*Prompt*
Filter these entries so that only lines with the word "this" remain.

____ Records supplied

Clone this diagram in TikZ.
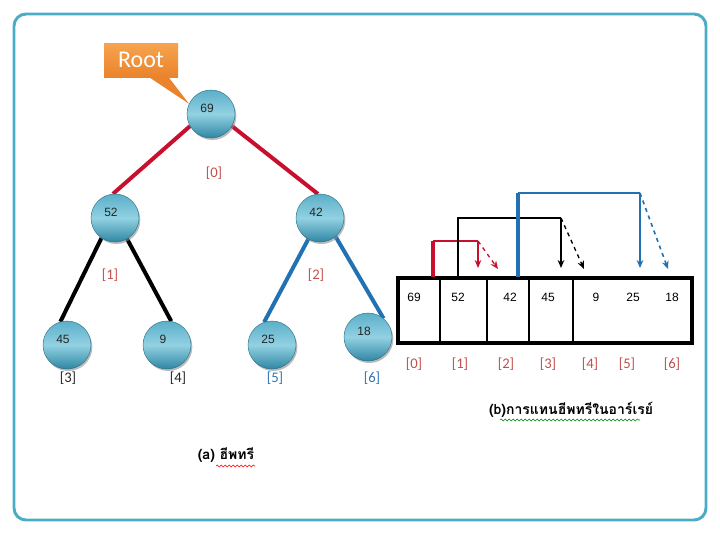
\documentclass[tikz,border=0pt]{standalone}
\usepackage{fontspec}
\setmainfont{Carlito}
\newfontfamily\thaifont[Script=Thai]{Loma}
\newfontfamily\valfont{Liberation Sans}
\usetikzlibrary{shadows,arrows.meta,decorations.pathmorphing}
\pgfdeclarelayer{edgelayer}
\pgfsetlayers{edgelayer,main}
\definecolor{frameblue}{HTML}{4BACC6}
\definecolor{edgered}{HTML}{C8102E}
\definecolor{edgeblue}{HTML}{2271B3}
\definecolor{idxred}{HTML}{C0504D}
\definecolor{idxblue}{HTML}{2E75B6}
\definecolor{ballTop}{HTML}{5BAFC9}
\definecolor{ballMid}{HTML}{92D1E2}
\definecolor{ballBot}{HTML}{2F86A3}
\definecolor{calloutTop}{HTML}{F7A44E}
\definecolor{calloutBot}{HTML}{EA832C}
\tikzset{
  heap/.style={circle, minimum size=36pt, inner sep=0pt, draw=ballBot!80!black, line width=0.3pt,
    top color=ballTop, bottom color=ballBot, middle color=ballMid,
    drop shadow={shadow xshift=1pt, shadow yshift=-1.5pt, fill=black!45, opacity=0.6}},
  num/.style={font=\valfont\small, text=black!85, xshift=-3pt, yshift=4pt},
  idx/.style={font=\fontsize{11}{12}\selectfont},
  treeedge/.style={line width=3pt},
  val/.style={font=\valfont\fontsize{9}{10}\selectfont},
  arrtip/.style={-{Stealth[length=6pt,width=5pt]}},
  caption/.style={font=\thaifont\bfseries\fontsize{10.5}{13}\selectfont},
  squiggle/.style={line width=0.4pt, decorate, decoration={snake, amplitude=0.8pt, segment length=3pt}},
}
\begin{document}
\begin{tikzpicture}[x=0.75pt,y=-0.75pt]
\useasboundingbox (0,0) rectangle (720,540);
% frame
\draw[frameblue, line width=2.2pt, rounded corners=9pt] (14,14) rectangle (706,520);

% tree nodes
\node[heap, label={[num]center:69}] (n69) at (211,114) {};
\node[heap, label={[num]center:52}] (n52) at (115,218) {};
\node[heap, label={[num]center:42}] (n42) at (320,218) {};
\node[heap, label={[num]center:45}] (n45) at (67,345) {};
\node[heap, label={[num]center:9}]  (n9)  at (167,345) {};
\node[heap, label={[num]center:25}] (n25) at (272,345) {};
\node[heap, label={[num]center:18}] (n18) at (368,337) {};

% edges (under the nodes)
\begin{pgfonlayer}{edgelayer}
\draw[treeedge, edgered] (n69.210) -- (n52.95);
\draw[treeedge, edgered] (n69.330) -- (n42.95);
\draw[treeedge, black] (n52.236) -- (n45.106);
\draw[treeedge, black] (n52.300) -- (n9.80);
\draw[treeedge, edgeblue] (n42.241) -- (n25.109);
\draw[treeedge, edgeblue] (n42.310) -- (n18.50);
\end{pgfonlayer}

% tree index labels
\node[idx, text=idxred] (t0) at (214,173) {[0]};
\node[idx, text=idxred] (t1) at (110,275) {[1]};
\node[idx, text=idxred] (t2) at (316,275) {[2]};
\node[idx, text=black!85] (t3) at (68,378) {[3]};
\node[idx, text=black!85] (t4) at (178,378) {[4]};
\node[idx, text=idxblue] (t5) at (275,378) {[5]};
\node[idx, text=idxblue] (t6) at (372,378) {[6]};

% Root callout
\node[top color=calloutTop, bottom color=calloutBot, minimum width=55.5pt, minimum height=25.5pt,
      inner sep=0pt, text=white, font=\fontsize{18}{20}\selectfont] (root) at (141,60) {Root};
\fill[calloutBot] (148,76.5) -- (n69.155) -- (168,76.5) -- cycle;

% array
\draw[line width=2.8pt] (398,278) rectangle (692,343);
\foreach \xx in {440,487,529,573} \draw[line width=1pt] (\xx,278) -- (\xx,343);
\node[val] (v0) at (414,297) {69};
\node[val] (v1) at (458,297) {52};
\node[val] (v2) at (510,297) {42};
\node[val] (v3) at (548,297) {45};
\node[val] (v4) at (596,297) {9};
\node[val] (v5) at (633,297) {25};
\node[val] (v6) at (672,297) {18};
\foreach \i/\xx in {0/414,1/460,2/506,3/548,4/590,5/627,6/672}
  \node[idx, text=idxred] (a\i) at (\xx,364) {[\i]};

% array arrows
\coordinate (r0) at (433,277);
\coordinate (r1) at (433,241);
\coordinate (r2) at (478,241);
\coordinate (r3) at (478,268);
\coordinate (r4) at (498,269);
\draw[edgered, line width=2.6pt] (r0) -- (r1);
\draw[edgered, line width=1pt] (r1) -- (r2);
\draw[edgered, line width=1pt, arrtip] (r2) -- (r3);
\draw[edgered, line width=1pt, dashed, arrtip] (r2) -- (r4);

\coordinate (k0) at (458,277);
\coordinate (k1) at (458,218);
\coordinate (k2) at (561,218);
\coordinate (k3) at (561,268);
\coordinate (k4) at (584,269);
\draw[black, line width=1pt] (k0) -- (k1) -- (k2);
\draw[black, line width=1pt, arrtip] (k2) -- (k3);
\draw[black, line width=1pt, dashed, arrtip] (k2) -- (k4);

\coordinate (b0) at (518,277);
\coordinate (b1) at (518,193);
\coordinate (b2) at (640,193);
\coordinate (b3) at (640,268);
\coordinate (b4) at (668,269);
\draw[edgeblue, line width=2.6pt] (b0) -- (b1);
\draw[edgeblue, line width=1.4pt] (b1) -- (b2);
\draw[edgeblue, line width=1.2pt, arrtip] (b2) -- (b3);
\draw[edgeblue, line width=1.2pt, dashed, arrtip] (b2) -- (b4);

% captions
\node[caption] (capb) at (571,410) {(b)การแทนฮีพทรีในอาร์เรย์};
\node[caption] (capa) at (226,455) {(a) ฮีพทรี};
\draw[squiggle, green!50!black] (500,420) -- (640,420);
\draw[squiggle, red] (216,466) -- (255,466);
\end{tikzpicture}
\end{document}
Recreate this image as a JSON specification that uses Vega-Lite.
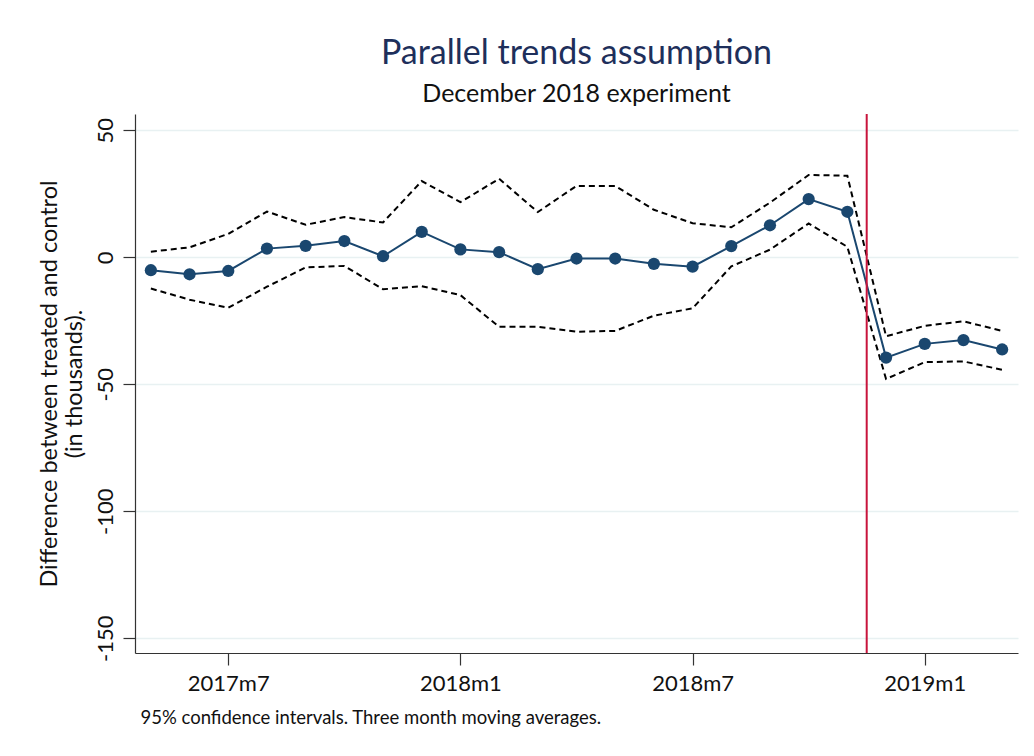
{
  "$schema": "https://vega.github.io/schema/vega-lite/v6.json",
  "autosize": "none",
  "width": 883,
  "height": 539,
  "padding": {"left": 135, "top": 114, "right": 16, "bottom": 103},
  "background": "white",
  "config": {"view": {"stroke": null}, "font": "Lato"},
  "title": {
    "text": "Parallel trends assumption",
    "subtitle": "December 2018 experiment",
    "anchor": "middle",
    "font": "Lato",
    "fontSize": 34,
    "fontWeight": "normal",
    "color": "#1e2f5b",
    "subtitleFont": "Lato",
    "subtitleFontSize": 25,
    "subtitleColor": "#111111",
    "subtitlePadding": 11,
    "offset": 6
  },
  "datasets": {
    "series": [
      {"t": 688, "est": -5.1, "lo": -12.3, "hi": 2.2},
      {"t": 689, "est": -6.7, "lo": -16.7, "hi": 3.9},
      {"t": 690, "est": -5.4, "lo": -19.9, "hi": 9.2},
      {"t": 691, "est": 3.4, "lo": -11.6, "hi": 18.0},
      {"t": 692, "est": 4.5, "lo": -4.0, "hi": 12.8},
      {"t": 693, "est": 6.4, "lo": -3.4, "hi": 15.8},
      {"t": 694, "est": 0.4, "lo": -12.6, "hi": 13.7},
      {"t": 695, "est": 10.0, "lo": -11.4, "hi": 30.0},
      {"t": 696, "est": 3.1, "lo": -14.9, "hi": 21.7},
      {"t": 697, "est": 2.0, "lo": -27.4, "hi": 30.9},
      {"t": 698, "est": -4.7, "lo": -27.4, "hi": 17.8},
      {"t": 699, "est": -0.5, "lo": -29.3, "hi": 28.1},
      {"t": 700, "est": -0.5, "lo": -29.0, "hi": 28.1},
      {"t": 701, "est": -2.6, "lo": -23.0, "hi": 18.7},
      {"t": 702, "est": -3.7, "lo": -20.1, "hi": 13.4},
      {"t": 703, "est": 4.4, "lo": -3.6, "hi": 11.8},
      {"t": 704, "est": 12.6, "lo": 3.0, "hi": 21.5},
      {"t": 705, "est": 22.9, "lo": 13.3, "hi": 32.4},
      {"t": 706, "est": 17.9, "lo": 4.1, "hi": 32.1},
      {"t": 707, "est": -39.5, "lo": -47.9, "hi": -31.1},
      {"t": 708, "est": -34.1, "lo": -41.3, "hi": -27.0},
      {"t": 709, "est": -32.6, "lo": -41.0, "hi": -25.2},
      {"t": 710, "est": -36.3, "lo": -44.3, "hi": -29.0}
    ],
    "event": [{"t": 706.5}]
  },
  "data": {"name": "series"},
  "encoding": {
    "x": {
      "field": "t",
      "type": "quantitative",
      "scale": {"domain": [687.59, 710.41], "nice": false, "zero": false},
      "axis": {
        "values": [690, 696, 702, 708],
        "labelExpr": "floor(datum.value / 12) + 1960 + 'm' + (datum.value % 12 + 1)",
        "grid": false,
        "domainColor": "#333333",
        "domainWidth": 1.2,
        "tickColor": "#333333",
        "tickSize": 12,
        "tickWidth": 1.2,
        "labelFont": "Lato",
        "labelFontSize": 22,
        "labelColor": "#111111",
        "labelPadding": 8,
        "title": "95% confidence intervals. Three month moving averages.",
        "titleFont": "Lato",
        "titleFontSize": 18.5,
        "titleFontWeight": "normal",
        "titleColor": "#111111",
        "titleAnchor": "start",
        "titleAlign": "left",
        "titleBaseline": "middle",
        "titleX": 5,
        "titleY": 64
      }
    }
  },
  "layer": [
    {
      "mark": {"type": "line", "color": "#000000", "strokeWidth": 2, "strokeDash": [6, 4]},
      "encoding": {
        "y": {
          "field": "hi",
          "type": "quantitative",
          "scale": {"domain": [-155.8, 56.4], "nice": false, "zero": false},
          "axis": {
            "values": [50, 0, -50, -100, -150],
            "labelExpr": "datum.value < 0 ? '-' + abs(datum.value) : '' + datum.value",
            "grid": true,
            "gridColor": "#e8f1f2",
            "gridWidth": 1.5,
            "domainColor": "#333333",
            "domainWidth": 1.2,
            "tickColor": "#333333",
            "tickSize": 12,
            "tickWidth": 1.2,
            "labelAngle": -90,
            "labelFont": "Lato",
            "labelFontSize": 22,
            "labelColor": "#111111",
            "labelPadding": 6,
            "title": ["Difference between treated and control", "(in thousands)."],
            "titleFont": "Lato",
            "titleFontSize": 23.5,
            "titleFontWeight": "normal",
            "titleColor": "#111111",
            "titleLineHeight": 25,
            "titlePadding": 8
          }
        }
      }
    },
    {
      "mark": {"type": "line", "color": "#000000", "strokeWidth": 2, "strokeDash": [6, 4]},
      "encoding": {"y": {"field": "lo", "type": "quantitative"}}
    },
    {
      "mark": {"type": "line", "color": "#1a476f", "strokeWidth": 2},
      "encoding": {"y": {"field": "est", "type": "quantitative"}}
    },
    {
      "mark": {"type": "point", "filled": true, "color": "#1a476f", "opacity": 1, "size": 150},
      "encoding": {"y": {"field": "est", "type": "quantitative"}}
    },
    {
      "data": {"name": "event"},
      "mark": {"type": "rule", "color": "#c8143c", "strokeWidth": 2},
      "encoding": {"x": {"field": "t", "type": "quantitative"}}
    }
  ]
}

________

*Task answer*
Clone this diagram in TikZ.
Recreate this image as a JSON specification that uses Vega-Lite.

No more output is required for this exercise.